Der Preis von 40.000 Dollar für eine Jahresbehandlung betreffe nur bestimmte Patienten und werde nicht für die künftige Prophylaxe gelten, kündigte Gilead laut Nachrichtenagentur DPA an. „Das ist Musik in meinen Ohren“, so Winnie Byanyima, Direktorin von UNAIDS.

In einem vorgestern veröffentlichten Interview mit der Nachrichtenagentur AFP hatte Byanyima den Her­steller aufgefordert, mit einer solchen Entscheidung „Geschichte zu schreiben.“ Einer Berechnung des Pharma­kologen Andrew Hill zufolge könnte der Preis des Medikaments durch die Genehmi­gung von Generikaversio­nen auf etwa 40 Dollar fallen.

Hill und seine Kollegen analysierten AFP zufolge auf Grundlage von Rohstoffpreisen und Gesprächen mit großen Generikaherstellern in China und Indien, wie günstig ein Nachahmerprodukt verkauft werden könnte.
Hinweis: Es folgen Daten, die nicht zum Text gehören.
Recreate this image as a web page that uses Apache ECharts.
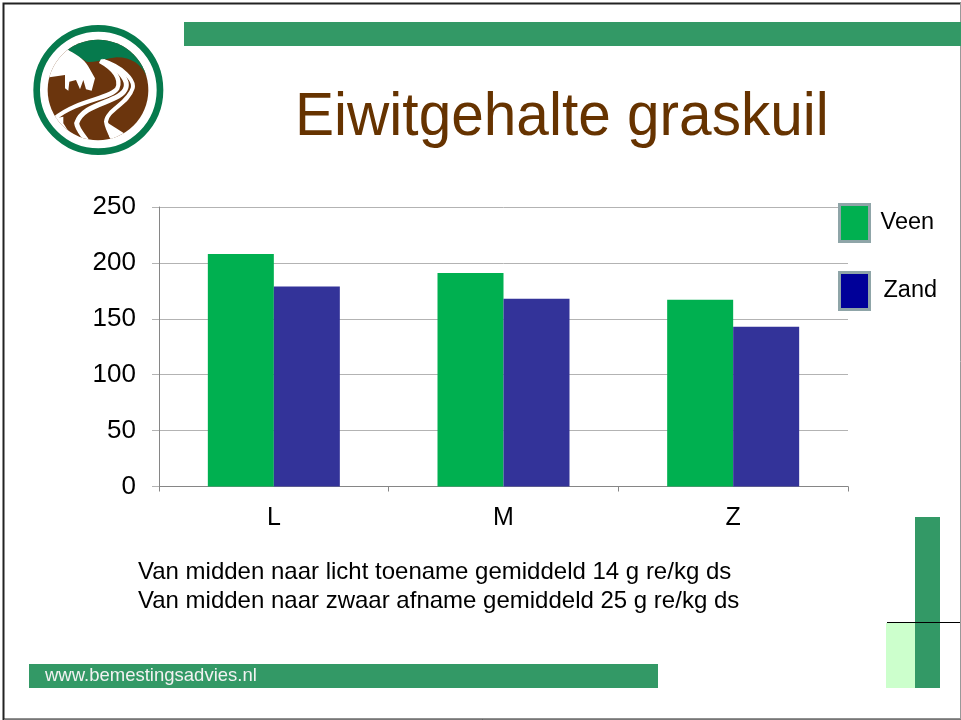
<!DOCTYPE html>
<html>
<head>
<meta charset="utf-8">
<script src="https://cdn.jsdelivr.net/npm/echarts@6/dist/echarts.min.js"></script>
<style>
  html, body { margin: 0; padding: 0; background: #fff; }
  #chart { position: absolute; left: 0; top: 0; width: 961px; height: 720px; }
  /* logo, traced by hand in 3x coordinates */
  #logo { position: absolute; left: 0; top: 0; width: 200px; height: 170px; }
</style>
</head>
<body>
<div id="chart"></div>
<svg id="logo" viewBox="0 0 600 510">
  <defs><clipPath id="disc"><circle cx="294" cy="270" r="151"/></clipPath></defs>
  <circle cx="295" cy="270" r="185" fill="none" stroke="#067a4d" stroke-width="20"/>
  <g clip-path="url(#disc)">
    <rect x="130" y="110" width="330" height="320" fill="#6b350d"/>
    <path d="M130 100 L460 100 L460 240 L438 225 C425 195 395 172 350 172 C320 175 285 190 260 185 L208 152 L130 130Z" fill="#067a4d"/>
    <path d="M100 100 L150 100 L208 152 C235 165 260 185 268 205 L285 235 L275 272 L258 268 L250 240 L240 268 L228 240 L208 245 L205 272 L195 265 L195 225 L148 232 L100 232Z" fill="#fff"/>
    <g fill="none" stroke="#fff" stroke-linecap="butt">
      <path d="M300 183 C340 205 365 235 352 265 C335 295 230 300 165 355" stroke-width="13"/>
      <path d="M305 183 C350 200 385 235 378 262 C365 310 250 305 230 370 C232 390 250 405 262 425" stroke-width="15"/>
      <path d="M310 183 C365 200 405 240 398 265 C385 310 320 330 318 365 C320 385 335 410 342 425" stroke-width="12"/>
    </g>
    <path d="M318 365 L372 400 L345 430 L328 410Z" fill="#fff"/>
    <path d="M165 355 L190 350 L190 370 L225 425 L130 425 L130 330Z" fill="#fff"/>
  </g>
</svg>
<script>
var categories = ["L", "M", "Z"];
var veen = [208, 191, 167];
var zand = [179, 168, 143];
var noteLines = [
  "Van midden naar licht toename gemiddeld 14 g re/kg ds",
  "Van midden naar zwaar afname gemiddeld 25 g re/kg ds"
];
var yTicks = [0, 50, 100, 150, 200, 250];

var fontName = '"Liberation Sans", Arial, sans-serif';
var myChart = echarts.init(document.getElementById("chart"), null, { renderer: "canvas" });

var option = {
  animation: false,
  grid: { left: 159, right: 113, top: 207, bottom: 233.5 },
  xAxis: {
    type: "category",
    data: categories,
    axisLine: { lineStyle: { color: "#868686", width: 1 } },
    axisTick: { show: true, length: 5, lineStyle: { color: "#868686" } },
    axisLabel: { color: "#000", fontFamily: fontName, fontSize: 25, margin: 19 }
  },
  yAxis: {
    type: "value",
    min: 0,
    max: yTicks[yTicks.length - 1],
    interval: 50,
    axisLine: { show: true, lineStyle: { color: "#868686", width: 1 } },
    axisTick: { show: true, length: 7, lineStyle: { color: "#b3b3b3" } },
    splitLine: { lineStyle: { color: "#b3b3b3", width: 1 } },
    axisLabel: { color: "#000", fontFamily: fontName, fontSize: 26, margin: 23, padding: [0, 0, 4, 0] }
  },
  legend: [
    {
      left: 838, top: 203, padding: 0, itemWidth: 30, itemHeight: 37, icon: "rect",
      data: [{ name: "Veen", itemStyle: { color: "#00b050", borderColor: "#8fa5a8", borderWidth: 3 } }],
      textStyle: { color: "#000", fontFamily: fontName, fontSize: 23.5, padding: [0, 0, 2, 6] }
    },
    {
      left: 838, top: 271, padding: 0, itemWidth: 30, itemHeight: 37, icon: "rect",
      data: [{ name: "Zand", itemStyle: { color: "#000099", borderColor: "#8fa5a8", borderWidth: 3 } }],
      textStyle: { color: "#000", fontFamily: fontName, fontSize: 23.5, padding: [0, 0, 2, 9] }
    }
  ],
  series: [
    {
      name: "Veen",
      type: "bar",
      data: veen,
      barWidth: 66,
      barGap: 0,
      itemStyle: { color: "#00b050" }
    },
    {
      name: "Zand",
      type: "bar",
      data: zand,
      barWidth: 66,
      barGap: 0,
      itemStyle: { color: "#333399" }
    }
  ],
  // slide decoration around the chart
  graphic: [
    { type: "rect", shape: { x: 3.5, y: 3.5, width: 960, height: 716 }, style: { fill: "none", stroke: "#222", lineWidth: 2 }, z: 0 },
    { type: "line", shape: { x1: 960.5, y1: 3, x2: 960.5, y2: 720 }, style: { stroke: "#999", lineWidth: 1 } },
    { type: "line", shape: { x1: 4, y1: 719.5, x2: 961, y2: 719.5 }, style: { stroke: "#777", lineWidth: 1 } },
    { type: "rect", shape: { x: 184, y: 22, width: 777, height: 24 }, style: { fill: "#339966" } },
    { type: "rect", shape: { x: 886, y: 623, width: 29, height: 65 }, style: { fill: "#ccffcc" } },
    { type: "rect", shape: { x: 915, y: 517, width: 25, height: 171 }, style: { fill: "#339966" } },
    { type: "line", shape: { x1: 887, y1: 622.5, x2: 960, y2: 622.5 }, style: { stroke: "#000", lineWidth: 1 } },
    { type: "rect", shape: { x: 29, y: 664, width: 629, height: 24 }, style: { fill: "#339966" } },
    // the slide title is a little narrower than the font, hence scaleX
    { type: "text", x: 295, y: 88, scaleX: 0.96, style: { text: "Eiwitgehalte graskuil", fill: "#663300", font: "61px " + fontName } },
    { type: "text", x: 45, y: 666, style: { text: "www.bemestingsadvies.nl", fill: "#f2f2f2", font: "18.5px " + fontName } },
    { type: "text", x: 138, y: 560, style: { text: noteLines[0], fill: "#000", font: "24px " + fontName } },
    { type: "text", x: 138, y: 589, style: { text: noteLines[1], fill: "#000", font: "24px " + fontName } }
  ]
};
myChart.setOption(option);
</script>
</body>
</html>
Dabei gingen sie davon aus, dass das Mittel für 10 Millionen Patienten bestellt wird. Die Ergebnisse unterlie­gen bislang keinem Peer-review-verfahren und werden ebenfalls auf dem AIDS-Kongress vorgestellt.

Lenacapavir könnte dem Infektiologen Spinner zufolge ein „Gamechanger“ sein, aber es müsse auch bei den Menschen ankommen, die am meisten gefährdet seien. „Auch in Deutschland ist es weiter ein Problem, dass trotz verfügbarer und wirksamer HIV-PrEP für 2023 erstmals wieder steigende HIV-Neuinfektionszahlen berichtet werden“. In der Risikogruppe der Männer, die Sex mit Männern haben, sei keine weitere Reduktion der HIV-Neuinfektionen gelungen.

Seit August 2022 ist Lenacapavir von der Europäischen Arzneimittelagentur (EMA) in Kombination mit ande­ren antiretroviralen Mitteln zur Behandlung von multiresistenten HIV-Infektionen zugelassen. Der HIV-Kapsid-Inhibitor bindet direkt an Untereinheiten der Proteinhülle vom HI-Virus und stört so dessen Funktion.

Dadurch hemmt Lenacapavir die HIV-Replikation, ohne dass es Kreuzresistenzen gibt. Da die Zulassungsstudie von Lenacapavir nicht den Kriterien für eine Zusatznutzenbewertung entspricht, hat Gilead das Mittel bislang nicht auf dem deutschen Markt eingeführt.

Für eine Zulassung von Lenacapavir als PrEP strebt Gilead eine Entscheidung der EMA frühestens im 4. Quar­tal 2025 an. „Zum Datum einer Verfügbarkeit in Deutschland können wir zum jetzigen Zeitpunkt keine Aussa­ge treffen“, so Gilead auf -Anfrage.